5. Eiser beroept zich op de omstandigheid dat hij de vog nodig heeft ter verkrijging van een verlenging van zijn busvergunning. Volgens eiser is het niet afgeven van de vog in strijd met het vertrouwensbeginsel en het evenredigheidsbeginsel. Daartoe voert hij aan dat hij ter verkrijging van zijn vorige busvergunning geen vog heeft behoeven over te leggen. Hij betoogt verder dat de nadelige gevolgen van de weigering de vog af te geven voor hem onevenredig zwaar zijn. In dit verband voert hij aan dat hij door de weigering zijn baan als buschauffeur en daarmee zijn enige inkomstenbron zal verliezen en dat daardoor zijn gezin afhankelijk zal worden van de onderstand.
5.1
Het beroep op het vertrouwensbeginsel treft geen doel, reeds omdat niet is gebleken dat verweerder aan eiser eerder een vog heeft afgegeven. Verweerder is ook niet het voor de verlening van busvergunningen bevoegde bestuursorgaan, zodat mogelijk gewekte verwachtingen bij eerdere verlening daarvan – wat daar ook van zij – in ieder geval verweerder niet kunnen binden.
5.2
Voorts staat op grond van de Beleidsnota de vermelde onherroepelijke veroordeling in de weg aan afgifte van de vog, wat niet door eiser is bestreden. Nu er ook geen grond is voor het oordeel dat de Beleidsnota in zoverre een redelijke beleidsbepaling te buiten gaat, moet verweerder worden geacht op goede gronden te hebben aangenomen dat tegen eiser bezwaren bestaan die eraan in de weg staan hem de vog te verlenen.
5.3
Dat eiser niet als buschauffeur zal kunnen werken, met alle gevolge van dien, kan niet worden aangemerkt als bijzondere omstandigheid op grond waarvan verweerder de vog niettemin had moeten verlenen. Verweerder is immers bij gebleken bezwaren gehouden zonder een nadere belangenafweging de vog te weigeren. Het beroep op het evenredigheidsbeginsel kan dus evenmin slagen.

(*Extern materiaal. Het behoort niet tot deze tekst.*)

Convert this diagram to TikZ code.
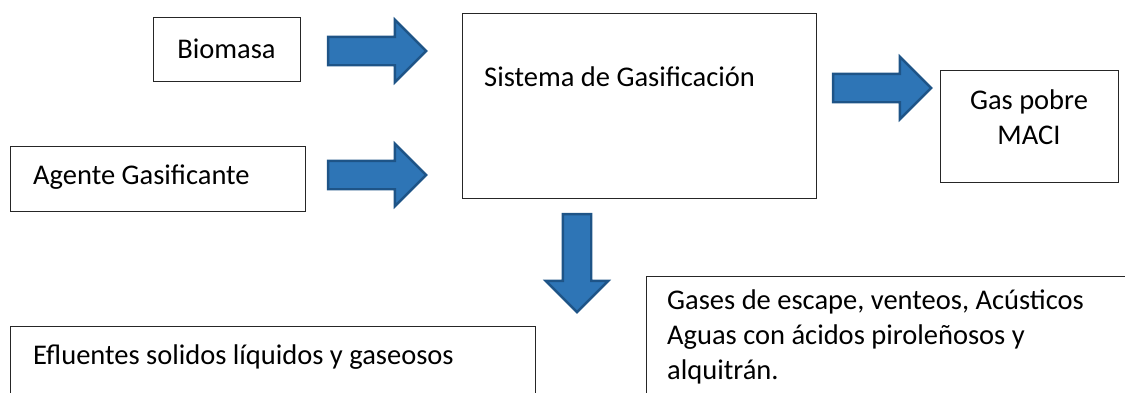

6. De slotsom is dat het beroep niet slaagt en het bestreden besluit in stand kan worden gelaten.
7. Het Gerecht ziet geen aanleiding voor een proceskostenveroordeling.

Beslissing

Het Gerecht verklaart het beroep ongegrond.
Aldus vastgesteld door mr. D. Haan en uitgesproken in het openbaar op
30 september 2016 te Curaçao, in aanwezigheid van de griffier.
Tegen deze beslissing staat hoger beroep open binnen
zes wekenna kennisgeving van deze uitspraak. Zie hoofdstuk 5 van de Lar.